The election season is in full swing here in the US and politics is dominating the new channels. Thanks to the Olympics, there has been a welcome break from the daily media battles between the Republicans and the Democrats (albeit a short break spanning few hours when the opening ceremony was in progress).
As the opposing parties are digging up dirt on each other, Mitt Romney’s Bain & Company association has come under intense scrutiny. Romney is projecting his association with Bain as testimony to his business acumen while the Democrats see only the negatives. Coincidentally, I stumbled on a podcast from HBR that included an interview with Chris Zook, a partner at Bain, and co-head head of their strategy practice. He’s the co-author, with James Allen, of Repeatability: Build Enduring Businesses for a World of Constant Change.
I haven’t had a chance to read this book myself, but listening to Chris Zook, I was struck by the findings he shared when the authors analyzed why only a fraction of the companies in their portfolio actually managed to meet their business goals for over 10 years or more.
According to Zook, “Well, we began looking a lot more closely at the drivers of enduring success because we found many, many companies– a very large percentage– would have two, or three, or even four good years. But not very many, only 1 in 10, would achieve that on average for 10. And when you got to 15, the odds of success went down even more.”

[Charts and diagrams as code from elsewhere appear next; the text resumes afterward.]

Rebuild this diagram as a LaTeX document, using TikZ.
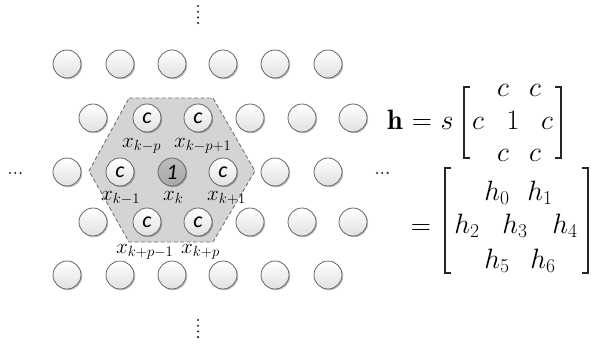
\RequirePackage{fix-cm}
\documentclass[tikz,border=0pt]{standalone}
\usepackage{fontspec}
\newfontfamily\cfont{Carlito}
\usetikzlibrary{shadows}
\tikzset{
  dot/.style={circle,fill=black!85,inner sep=0pt,minimum size=2.3pt},
  ball/.style={circle,minimum size=28pt,inner sep=0pt,draw=black!60,line width=0.8pt,
    top color=white,bottom color=black!12,
    drop shadow={shadow xshift=1.2pt,shadow yshift=-1.2pt,fill=black,opacity=0.25}},
  cball/.style={ball,font=\cfont\itshape\fontsize{22}{22}\selectfont},
  oneball/.style={cball,top color=black!26,bottom color=black!34},
  lab/.style={anchor=base west,inner sep=0pt,font=\fontsize{21}{22}\selectfont},
  eq/.style={anchor=base,inner sep=0pt,font=\fontsize{28}{30}\selectfont},
  brk/.style={line width=1.5pt,black!85},
  hexa/.style={fill=black!17,draw=black!55,dashed,dash pattern=on 4pt off 2.5pt,line width=0.9pt}
}
\begin{document}
\begin{tikzpicture}[x=1pt,y=-1pt]
\useasboundingbox (0,0) rectangle (591,345);
% hexagon
\draw[hexa] (129,98) -- (213,98) -- (255,171) -- (213,242) -- (129,242) -- (89,171) -- cycle;
% rows of plain circles
\foreach \x [count=\i] in {67,120,172,223,275,328}{
  \node[ball] (ra\i) at (\x,64) {};
  \node[ball] (re\i) at (\x,275) {};
}
\foreach \x [count=\i] in {93,250,302,353}{
  \node[ball] (rb\i) at (\x,118) {};
  \node[ball] (rd\i) at (\x,222) {};
}
\foreach \x [count=\i] in {67,275,328}{
  \node[ball] (rc\i) at (\x,172) {};
}
% kernel circles
\node[cball] (kmp) at (147,118) {c};
\node[cball] (kmp1) at (198,118) {c};
\node[cball] (km1) at (120,172) {c};
\node[oneball] (k0) at (172,172) {1};
\node[cball] (kp1) at (223,172) {c};
\node[cball] (kpm1) at (147,222) {c};
\node[cball] (kpp) at (198,222) {c};
% labels
\node[lab] (lkmp) at (122,147) {$x_{k-p}$};
\node[lab] (lkmp1) at (174,147) {$x_{k-p+1}$};
\node[lab] (lkm1) at (101,200) {$x_{k-1}$};
\node[lab] (lk) at (163,200) {$x_{k}$};
\node[lab] (lkp1) at (207,200) {$x_{k+1}$};
\node[lab] (lkpm1) at (116,253) {$x_{k+p-1}$};
\node[lab] (lkpp) at (181,253) {$x_{k+p}$};
% dots
\foreach \y [count=\i] in {6,11.7,17.4,23.1}{\node[dot] (dt\i) at (198,\y) {};}
\foreach \y [count=\i] in {320,325.7,331.4,337.1}{\node[dot] (db\i) at (198,\y) {};}
\foreach \x [count=\i] in {10,15.3,20.6}{\node[dot] (dl\i) at (\x,173) {};}
\foreach \x [count=\i] in {377,382.3,387.6}{\node[dot] (dr\i) at (\x,173) {};}
% equation 1
\node[eq] (hb) at (395,129) {$\mathbf{h}$};
\node[eq] (eq1) at (422,129) {$=$};
\node[eq] (s) at (447,129) {$s$};
\draw[brk] (470,87) -- (464,87) -- (464,158) -- (470,158);
\draw[brk] (555,87) -- (561,87) -- (561,158) -- (555,158);
\node[eq] (m11) at (503,96) {$c$};
\node[eq] (m12) at (535,96) {$c$};
\node[eq] (m21) at (478,129) {$c$};
\node[eq] (m22) at (513,129) {$1$};
\node[eq] (m23) at (547,129) {$c$};
\node[eq] (m31) at (503,161) {$c$};
\node[eq] (m32) at (535,161) {$c$};
% equation 2
\node[eq] (eq2) at (421,234) {$=$};
\draw[brk] (451,168) -- (445,168) -- (445,273) -- (451,273);
\draw[brk] (582,168) -- (588,168) -- (588,273) -- (582,273);
\node[eq] (h0) at (497,200) {$h_0$};
\node[eq] (h1) at (540,200) {$h_1$};
\node[eq] (h2) at (467,233) {$h_2$};
\node[eq] (h3) at (515,233) {$h_3$};
\node[eq] (h4) at (565,233) {$h_4$};
\node[eq] (h5) at (497,268) {$h_5$};
\node[eq] (h6) at (543,268) {$h_6$};
\end{tikzpicture}
\end{document}
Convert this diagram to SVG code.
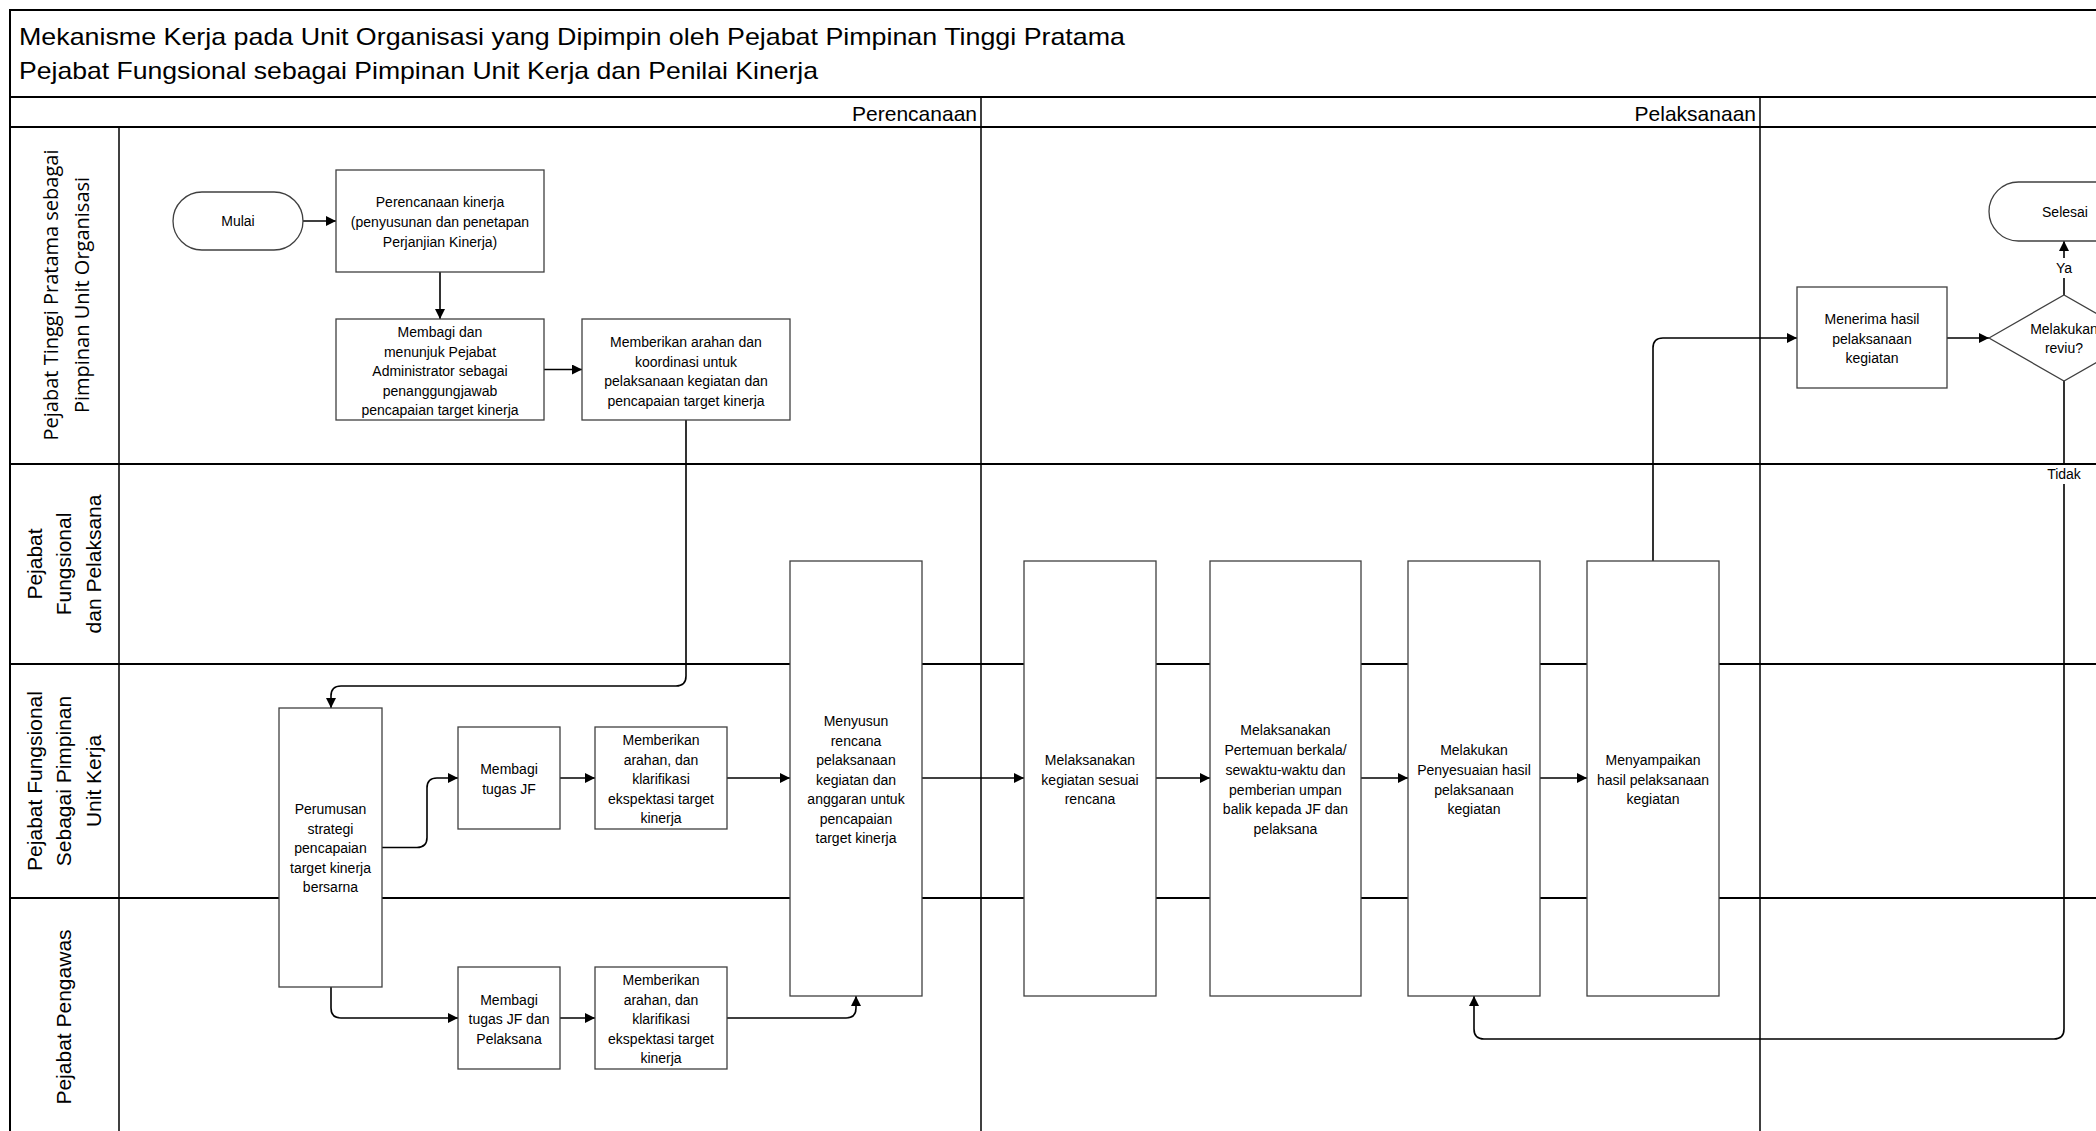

So what is the secret sauce? Zook lists them as:
1. Well-defined, clear, and measurable differentiation (Example: Ikea with their unique products, brands, store layouts). A key factor being differentiators by the customers as opposed to what you think is your company’s differentiators! The authors asked a whole lot of customers and then their suppliers of a range of products, from cellphones to rental cars, how differentiated they felt the product that they were consuming was. And only 8% of customers for this set of products said that they thought it was very differentiated and unique, versus 80% of the suppliers.
2. Identify and stick to key operating principles and strategies and ensure that every employee is aligned to these principles. According to Zook, Vanguard (which captured 40% of all the free money circulating in the United States during the financial meltdown), has a clear set of principles that includes belief and loyalty to the small investor such that they will even turn down money from others that they feel are hot money, and their belief in the concept that you can’t beat the market in the long run, which caused them to favor and ultimately really develop the science of indexed funds.
3. And now comes the revelation! The last, but not the least, attribute in companies that are consistently successful is having feedback loops and systems for learning in place. Actually, Zook believes that this is the most difficult attribute for companies to embrace. These learning and feedback loops can be around financial as well as non-financial measures such as customer loyalty, number of support requests, or customer satisfaction measures.
Zook elaborates how Enterprise Rent-A-Car has managed to remain on a high growth path consistently in a highly competitive rental market. Quoting from the podcast, “Enterprise is an interesting example of this because they’re the largest hirer of college graduates now in America, amazingly, and the second largest fleet next to the post office in America an and have outgrown, by a factor of two, the rental car market for nearly 20 years. And if you talk to Andy Taylor, Jr., the son of the founder and CEO, until recently, he says that basically the whole company is built around one measurement, one feedback number, which they call Enterprise Service Quality Index. It’s a customer loyalty measure of, would you come back or not? And they actually rank order every single one of 8,000 branches every week, publish the data. And if you’re in the bottom section of that group, there are no promotions and no bonuses. And as a result, the learning of the lower group goes up very fast because they share practices, and they study assiduously the ones that are at the top. And it’s become an enormously powerful source of competitive advantage.”
From my own experience in dealing with training departments in large companies (which is not empirical and limited), I completely agree with the findings from the book. For some strange reason, I find companies hesitating to show the same levels of commitment in identifying key parameters that will drive enterprise wide learning. In the case of Enterprise, every employee knows how their performance will be measured and learning is baked into their day to day work (I will have to do what it takes to get this customer back drives your day at Enterprise Rent-A-Car and any training is seen as a tool to meet this goal). Sadly, its not easy to distill the complexity of running a large enterprise into simple measures and as a result of this complexity, learning and training is seen as a unnatural appendage that is foisted on the employees, resulting in less engaged and disjointed implementation of strategies on the ground.